Using ffmpeg and avconv [Jan. 14, 2013, 5:25 a.m.]

Using ffmpeg and avconv

A hands on look at command line encoding. While this chapter was always going to be challenging to write, we think we have some good materials here which act as a base to look at the subject.

ffmpeg and avconv (a more updated version of ffmpeg) are the command line applications that are working in the back end of many desktop encoding applications. These include ffmpegX, Handbrake, SUPER encoder. It is also essential for many desktop video editing applications including Kdenlive.

These tools can also be a very handy to work with video on Internet servers. As you will see later in the chapter you will be able to do more than just transcode video from one file type to another.

Installing ffmpeg / avconv

To start playing around with FFmpeg you will need to install it. It is best suited to use of a linux based server or desktop but it is possible on windows and osx. A search engine can help you with the specifics of how to install it. Search for "install ffmpeg + your operating system"

WebM settings

For an overview of usefull ffmpeg/avconv options related to encoding WebM files. http://wiki.webmproject.org/ffmpeg and http://ffmpeg.org/ffmpeg.html#libvpx

http://rodrigopolo.com/ffmpeg/cheats.html

H264 settings

For a guide on creating h264 files that work on many mobile devices - http://h264.code-shop.com/trac/wiki/Encoding. For a general x264 encoding guide see - http://ffmpeg.org/trac/ffmpeg/wiki/x264EncodingGuide

ffmpeg and numpy

This guide written by RMO is a good introduction to taking your work with ffmpeg to another level on the server.

In the past year and a half, daf and I have undertaken a series of media experiments using python's excellent numpy library. The outcome of these trials are largely encapsulated in our numm project, which is available in the debian and ubuntu repositories as python-numm.

Numm uses gstreamer for a/v decoding and encoding, as well as a minimalist livecoding API, but in the interests of simplicity and portability, I've been reimplementing some of the core functionality as a wrapper around the ffmpeg binary.

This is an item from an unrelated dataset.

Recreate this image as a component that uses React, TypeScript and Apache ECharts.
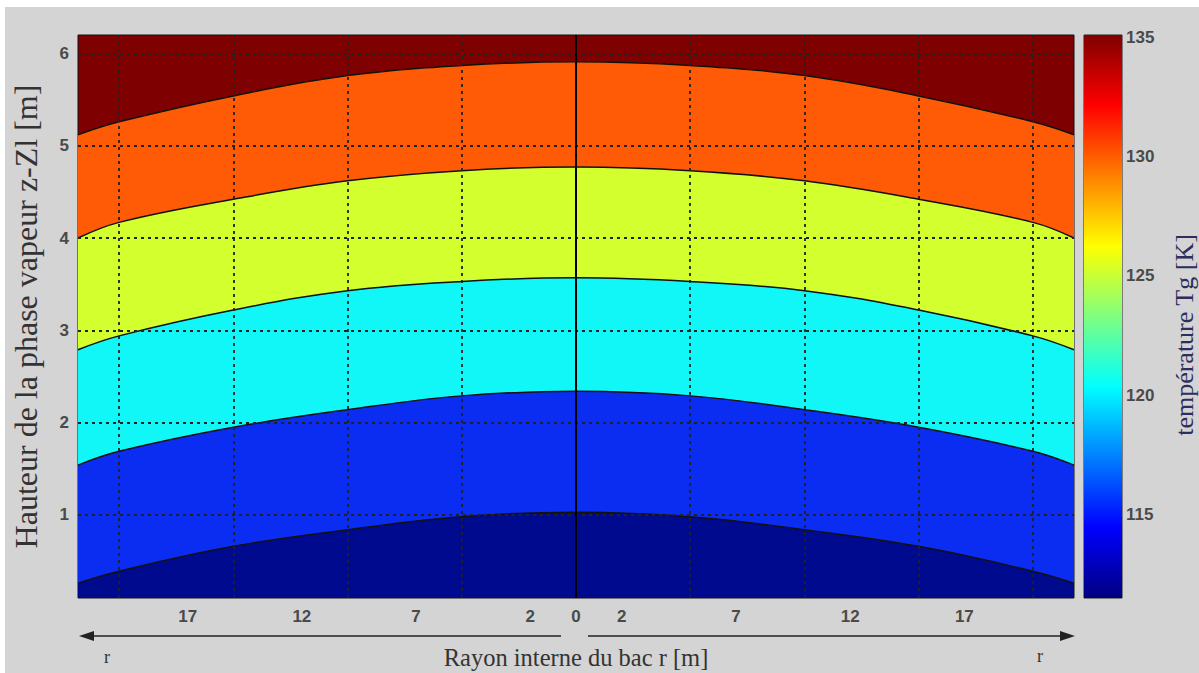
import React, { useEffect, useRef } from "react";
import * as echarts from "echarts";

// radial positions (m) where contour heights were read
const radii = [-21.8, -20, -15, -10, -5, 0, 5, 10, 15, 20, 21.8];
// contour boundary heights z-Zl (m), bottom to top
const boundary1 = [0.26, 0.39, 0.66, 0.84, 0.98, 1.03, 0.98, 0.84, 0.66, 0.39, 0.26];
const boundary2 = [1.54, 1.69, 1.95, 2.14, 2.29, 2.34, 2.29, 2.14, 1.95, 1.69, 1.54];
const boundary3 = [2.79, 2.94, 3.22, 3.43, 3.53, 3.57, 3.53, 3.43, 3.22, 2.94, 2.79];
const boundary4 = [4.0, 4.17, 4.42, 4.62, 4.73, 4.77, 4.73, 4.62, 4.42, 4.17, 4.0];
const boundary5 = [5.12, 5.26, 5.54, 5.76, 5.87, 5.91, 5.87, 5.76, 5.54, 5.26, 5.12];
// band colours, bottom to top (top band is the plot background)
const bandColors = ["#000A8F", "#0B2DF2", "#11F7F7", "#D2FF2D", "#FF5A05", "#7F0000"];

const xTickLabels = [-17, -12, -7, -2, 0, 2, 7, 12, 17];
const xGridValues = [-20, -15, -10, -5, 5, 10, 15, 20];
const yTickLabels = [1, 2, 3, 4, 5, 6];
const colorbarTicks = [115, 120, 125, 130, 135];
const colorbarMin = 111.5;
const colorbarMax = 135.1;

export default function App() {
  const ref = useRef<HTMLDivElement>(null);
  useEffect(() => {
    if (!ref.current) return;
    const chart = echarts.init(ref.current, null, { renderer: "svg" });
    const boundaries = [boundary5, boundary4, boundary3, boundary2, boundary1];
    const fills = [bandColors[4], bandColors[3], bandColors[2], bandColors[1], bandColors[0]];
    const dotted = { type: [3, 4] as any, color: "#222", width: 1.8 };
    const areaSeries: any[] = boundaries.map((b, i) => ({
      type: "line",
      xAxisIndex: 0,
      yAxisIndex: 0,
      data: radii.map((r, j) => [r, b[j]]),
      smooth: 0.4,
      symbol: "none",
      lineStyle: { color: "#111", width: 1.5 },
      areaStyle: { color: fills[i], opacity: 1, origin: "start" },
      z: 2,
      silent: true,
    }));
    areaSeries[areaSeries.length - 1].markLine = {
      silent: true,
      symbol: "none",
      z: 20,
      label: { show: false },
      data: [
        ...xGridValues.map((v) => ({ xAxis: v, lineStyle: dotted })),
        ...yTickLabels.map((v) => ({ yAxis: v, lineStyle: dotted })),
        { xAxis: 0, lineStyle: { type: "solid", color: "#000", width: 2 } },
      ],
    };
    const jet = new echarts.graphic.LinearGradient(0, 1, 0, 0, [
      { offset: 0, color: "#000080" },
      { offset: 0.125, color: "#0000FF" },
      { offset: 0.375, color: "#00FFFF" },
      { offset: 0.625, color: "#FFFF00" },
      { offset: 0.875, color: "#FF0000" },
      { offset: 1, color: "#800000" },
    ]);
    const tickFont = { fontFamily: "Liberation Sans", fontSize: 17, fontWeight: "bold", color: "#4a4a4a" };
    chart.setOption({
      animation: false,
      backgroundColor: "#D4D4D4",
      grid: [
        { left: 78, top: 35, width: 996, height: 563, outerBoundsMode: "none", containLabel: false, show: true, backgroundColor: bandColors[5], borderColor: "#111", borderWidth: 1 },
        { left: 1084, top: 35, width: 38, height: 563, outerBoundsMode: "none", containLabel: false, show: true, backgroundColor: "transparent", borderColor: "#222", borderWidth: 1 },
      ],
      xAxis: [
        {
          type: "value", gridIndex: 0, min: -21.8, max: 21.8,
          axisLine: { show: false }, axisTick: { show: false }, splitLine: { show: false },
          axisLabel: { ...tickFont, margin: 10, customValues: xTickLabels, formatter: (v: number) => String(Math.abs(v)) },
          name: "Rayon interne du bac r [m]", nameLocation: "middle", nameGap: 47,
          nameTextStyle: { fontFamily: "Liberation Serif", fontSize: 24.5, color: "#333" },
        },
        { type: "category", gridIndex: 1, data: ["Tg"], show: false },
      ],
      yAxis: [
        {
          type: "value", gridIndex: 0, min: 0.1, max: 6.2,
          axisLine: { show: false }, axisTick: { show: false }, splitLine: { show: false },
          axisLabel: { ...tickFont, margin: 9, customValues: yTickLabels },
          name: "Hauteur de la phase vapeur z-Zl [m]", nameLocation: "middle", nameGap: 36,
          nameTextStyle: { fontFamily: "Liberation Serif", fontSize: 32, color: "#333" },
        },
        {
          type: "value", gridIndex: 1, min: colorbarMin, max: colorbarMax, position: "right",
          axisLine: { show: false }, splitLine: { show: false },
          axisTick: { show: true, inside: true, length: 4, customValues: colorbarTicks, lineStyle: { color: "#222" } },
          axisLabel: { ...tickFont, margin: 4, customValues: colorbarTicks },
        },
      ],
      series: [
        ...areaSeries,
        { type: "bar", xAxisIndex: 1, yAxisIndex: 1, stack: "cb", data: [colorbarMin], barWidth: "100%", itemStyle: { color: "transparent" }, silent: true },
        { type: "bar", xAxisIndex: 1, yAxisIndex: 1, stack: "cb", data: [colorbarMax - colorbarMin], barWidth: "100%", itemStyle: { color: jet }, silent: true },
      ],
      graphic: [
        { type: "rect", shape: { x: 0, y: 0, width: 1199, height: 7 }, style: { fill: "#fff" }, silent: true },
        { type: "rect", shape: { x: 0, y: 0, width: 5, height: 673 }, style: { fill: "#fff" }, silent: true },
        { type: "line", shape: { x1: 561, y1: 636, x2: 90, y2: 636 }, style: { stroke: "#222", lineWidth: 1.5 }, silent: true },
        { type: "polygon", shape: { points: [[79, 636], [94, 631], [94, 641]] }, style: { fill: "#222" }, silent: true },
        { type: "line", shape: { x1: 588, y1: 636, x2: 1064, y2: 636 }, style: { stroke: "#222", lineWidth: 1.5 }, silent: true },
        { type: "polygon", shape: { points: [[1075, 636], [1060, 631], [1060, 641]] }, style: { fill: "#222" }, silent: true },
        { type: "text", x: 107, y: 657, style: { text: "r", font: "18px 'Liberation Serif'", fill: "#333", textAlign: "center", textVerticalAlign: "middle" }, silent: true },
        { type: "text", x: 1040, y: 656, style: { text: "r", font: "18px 'Liberation Serif'", fill: "#333", textAlign: "center", textVerticalAlign: "middle" }, silent: true },
        { type: "text", x: 1184, y: 335, rotation: Math.PI / 2, style: { text: "température Tg [K]", font: "26px 'Liberation Serif'", fill: "#2E2E5C", textAlign: "center", textVerticalAlign: "middle" }, silent: true },
      ],
    });
    return () => chart.dispose();
  }, []);
  return <div ref={ref} style={{ position: "fixed", left: 0, top: 0, width: 1199, height: 673 }} />;
}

loading a video as numpy arrays

import numpy as np
import subprocess

def video_frames(path, width=320, height=240, fps=30):
    cmd = ['ffmpeg', '-i', path,
           '-vf', 'scale=%d:%d'%(width,height),
           '-r', str(fps),
           '-an',
           '-c:v', 'rawvideo', '-f', 'rawvideo',
           '-pix_fmt', 'rgb24',
           '-']
    p = subprocess.Popen(cmd, stdout=subprocess.PIPE)
    while True:
        arr = np.fromstring(p.stdout.read(width*height*3), dtype=np.uint8)
        if len(arr) == 0:
            p.wait()
            return

        yield arr.reshape((height, width, 3))

saving frames as images

Our video_frames function gives us numpy buffers from a video file. Each buffer is a 3-d array -- height, width, color -- with 8-bit intensity values. To save numpy buffers as images, we use the Python Imaging Library to define a np2image function (from image.py):

import Image
def np2image(np, path):
    im = Image.fromstring(
        'RGB', (np.shape[1], np.shape[0]), np.tostring())
    im.save(path)

For example, to save a video as a directory full of still images:

for idx, fr in enumerate(video_to_frames(path)):
    np2image(fr, '%06d.jpg' % (idx))

encoding numpy arrays to video

Alternatively, we can write a series of frames back to disk as a video:

def frames_to_video(generator, path, fps=30, ffopts=[]):
    p = None
    for fr in generator:
        if p is None:
            cmd =['ffmpeg', '-y', '-s', '%dx%d' % (fr.shape[1], fr.shape[0]),
                  '-r', str(fps),
                  '-an',
                  '-c:v', 'rawvideo', '-f', 'rawvideo',
                  '-pix_fmt', 'rgb24',
                  '-i', '-'] + ffopts + [path]
            p = subprocess.Popen(cmd, stdin=subprocess.PIPE)
        p.stdin.write(fr.tostring())
    p.stdin.close()
    p.wait()

a simple test

Assuming you've saved these functions to a file (see here) and imported them, we can re-encode a video:

frames_to_video(
    video_to_frames('/path/to/input/video.avi'),
    '/path/to/output/video.webm')

And ffmpeg encoding parameters can be added as needed, though this is not an efficient or in any way recommended method to transcode videos.

frames_to_video(
    video_to_frames('/path/to/input/video.avi'),
    '/path/to/output/video.webm', ffopts=['-vb', '500K']) # &c.

video synopses

Here are a few quick examples of the processing you can do by thinking about video as a series of arrays.

composite image

The average frame in a video:

INPUT_VIDEO = '/path/to/video'
W, H = (320, 240)

comp = np.zeros((H, W, 3), dtype=int)
nframes = 0
for fr in video_frames(INPUT_VIDEO, width=W, height=H):
    comp += fr
    nframes += 1
comp = (comp / nframes).astype(np.uint8)
np2image(comp, INPUT_VIDEO + '-comp.png')

scans

Slitscans and 0xScans are pixel-wide sweeps through a video:

slits = []
oxscan = []
for fr in video_frames(INPUT_VIDEO, width=W, height=H):
    slits.append(fr[:,W/2])
    oxscan.append(fr.mean(axis=1).astype(np.uint8))
slits = np.array(slits).transpose(1,0,2)
oxscan = np.array(oxscan).transpose(1,0,2)
np2image(slits, INPUT_VIDEO + '-slitscan.png')
np2image(oxscan, INPUT_VIDEO + '-oxscan.png')